Instructions to follow:
Output nothing but the lines from the one with "Rebuild this chart" through the one with "plt.rcParams['font.family'] = ['Open", including both. Leave the pictures out of the copy.

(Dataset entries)

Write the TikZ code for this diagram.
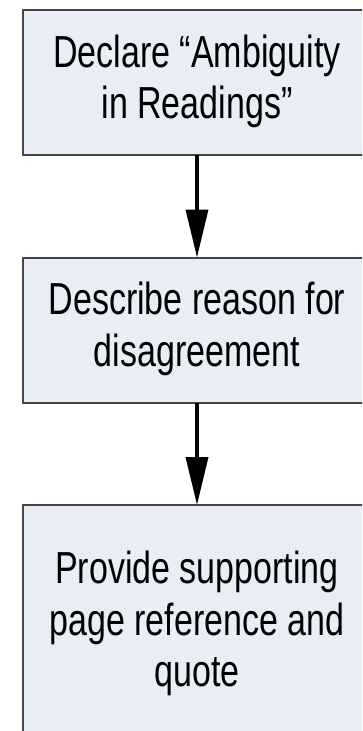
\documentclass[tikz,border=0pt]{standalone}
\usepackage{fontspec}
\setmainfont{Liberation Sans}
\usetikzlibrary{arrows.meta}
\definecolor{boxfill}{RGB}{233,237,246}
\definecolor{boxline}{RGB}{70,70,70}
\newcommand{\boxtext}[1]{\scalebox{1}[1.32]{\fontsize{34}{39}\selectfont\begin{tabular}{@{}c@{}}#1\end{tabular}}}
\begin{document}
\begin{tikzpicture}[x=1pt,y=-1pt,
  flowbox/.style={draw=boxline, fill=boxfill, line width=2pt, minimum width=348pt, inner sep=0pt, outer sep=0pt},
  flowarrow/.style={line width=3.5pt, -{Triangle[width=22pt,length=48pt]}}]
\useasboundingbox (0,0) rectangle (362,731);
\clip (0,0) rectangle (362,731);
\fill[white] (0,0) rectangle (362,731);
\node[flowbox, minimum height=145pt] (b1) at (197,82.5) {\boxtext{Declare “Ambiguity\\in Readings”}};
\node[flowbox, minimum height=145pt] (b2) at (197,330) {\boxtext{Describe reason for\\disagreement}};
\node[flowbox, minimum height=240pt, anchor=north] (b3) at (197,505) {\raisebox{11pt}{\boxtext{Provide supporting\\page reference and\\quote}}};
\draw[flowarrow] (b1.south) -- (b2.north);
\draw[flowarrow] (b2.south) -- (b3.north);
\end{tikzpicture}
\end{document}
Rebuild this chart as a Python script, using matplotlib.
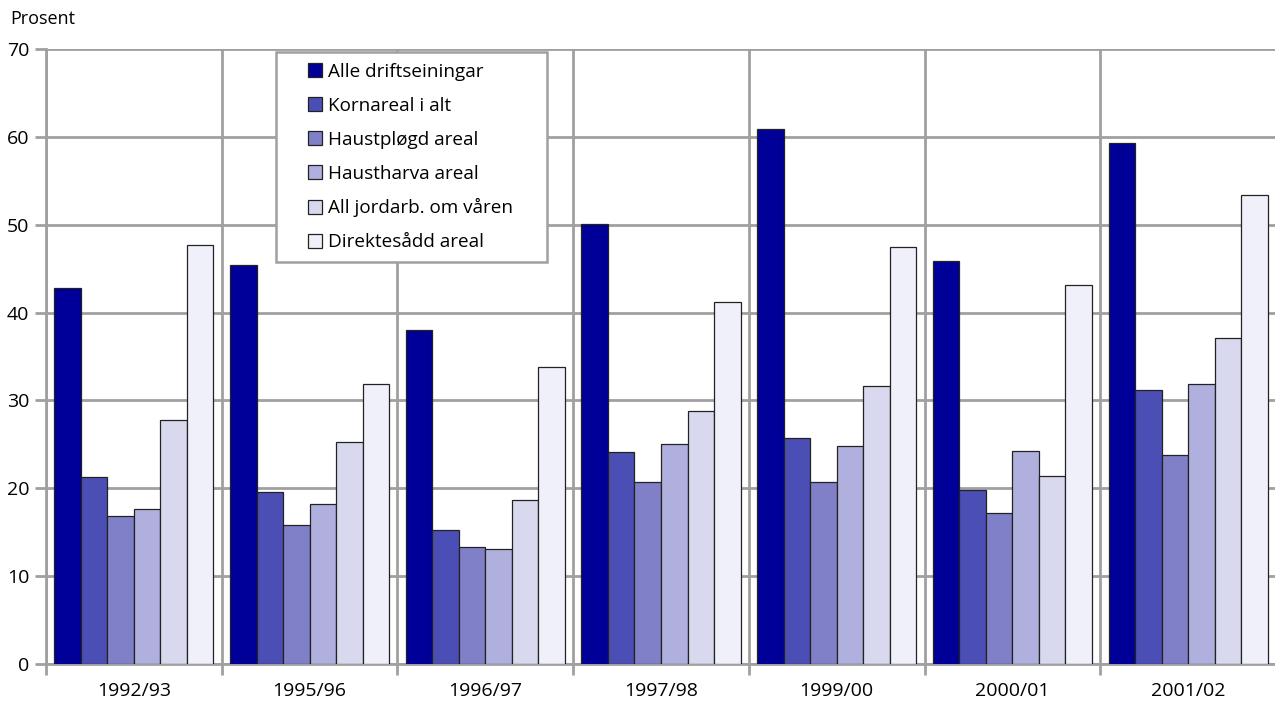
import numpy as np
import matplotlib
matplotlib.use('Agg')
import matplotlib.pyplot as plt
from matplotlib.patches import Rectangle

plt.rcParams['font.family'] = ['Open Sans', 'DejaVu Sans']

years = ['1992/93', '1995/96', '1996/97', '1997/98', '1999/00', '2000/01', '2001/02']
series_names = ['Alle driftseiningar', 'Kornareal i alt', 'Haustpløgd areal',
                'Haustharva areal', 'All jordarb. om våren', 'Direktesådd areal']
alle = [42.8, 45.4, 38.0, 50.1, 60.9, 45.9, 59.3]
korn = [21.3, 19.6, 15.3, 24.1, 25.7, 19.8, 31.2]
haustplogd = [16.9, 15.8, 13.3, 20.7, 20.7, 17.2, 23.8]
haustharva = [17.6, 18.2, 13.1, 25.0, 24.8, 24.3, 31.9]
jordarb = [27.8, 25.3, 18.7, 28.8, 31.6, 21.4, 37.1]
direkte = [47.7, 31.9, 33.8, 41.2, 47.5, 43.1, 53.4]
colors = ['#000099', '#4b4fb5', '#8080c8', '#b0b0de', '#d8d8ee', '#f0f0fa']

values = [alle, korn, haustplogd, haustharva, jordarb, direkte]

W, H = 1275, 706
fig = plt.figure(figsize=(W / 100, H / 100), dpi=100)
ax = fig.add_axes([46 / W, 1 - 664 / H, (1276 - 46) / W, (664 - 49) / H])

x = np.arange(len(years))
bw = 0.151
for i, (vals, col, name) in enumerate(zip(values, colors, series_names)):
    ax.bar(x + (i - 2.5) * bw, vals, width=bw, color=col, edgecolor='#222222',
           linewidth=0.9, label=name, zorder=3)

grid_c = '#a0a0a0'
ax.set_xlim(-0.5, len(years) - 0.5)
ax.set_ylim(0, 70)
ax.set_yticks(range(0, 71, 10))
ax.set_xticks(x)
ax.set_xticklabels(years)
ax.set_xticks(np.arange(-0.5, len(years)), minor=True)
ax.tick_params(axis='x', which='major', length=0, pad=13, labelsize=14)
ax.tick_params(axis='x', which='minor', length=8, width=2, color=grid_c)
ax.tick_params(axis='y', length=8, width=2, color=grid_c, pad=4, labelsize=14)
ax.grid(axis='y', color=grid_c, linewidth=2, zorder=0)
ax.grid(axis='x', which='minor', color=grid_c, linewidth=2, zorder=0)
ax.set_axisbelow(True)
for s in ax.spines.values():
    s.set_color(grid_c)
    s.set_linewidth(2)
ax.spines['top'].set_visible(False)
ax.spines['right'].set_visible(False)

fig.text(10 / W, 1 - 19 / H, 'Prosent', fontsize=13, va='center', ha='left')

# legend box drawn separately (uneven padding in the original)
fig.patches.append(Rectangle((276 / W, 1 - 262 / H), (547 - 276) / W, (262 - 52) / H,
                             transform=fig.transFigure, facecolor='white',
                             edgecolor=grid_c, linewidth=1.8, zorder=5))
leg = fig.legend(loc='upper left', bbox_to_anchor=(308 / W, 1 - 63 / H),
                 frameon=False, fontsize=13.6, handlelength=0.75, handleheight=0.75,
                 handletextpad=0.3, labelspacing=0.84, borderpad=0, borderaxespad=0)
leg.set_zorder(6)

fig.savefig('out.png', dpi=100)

The result:
Rebuild this chart as a Python script, using matplotlib.
import numpy as np
import matplotlib
matplotlib.use('Agg')
import matplotlib.pyplot as plt
from matplotlib.patches import Rectangle

plt.rcParams['font.family'] = ['Open Sans', 'DejaVu Sans']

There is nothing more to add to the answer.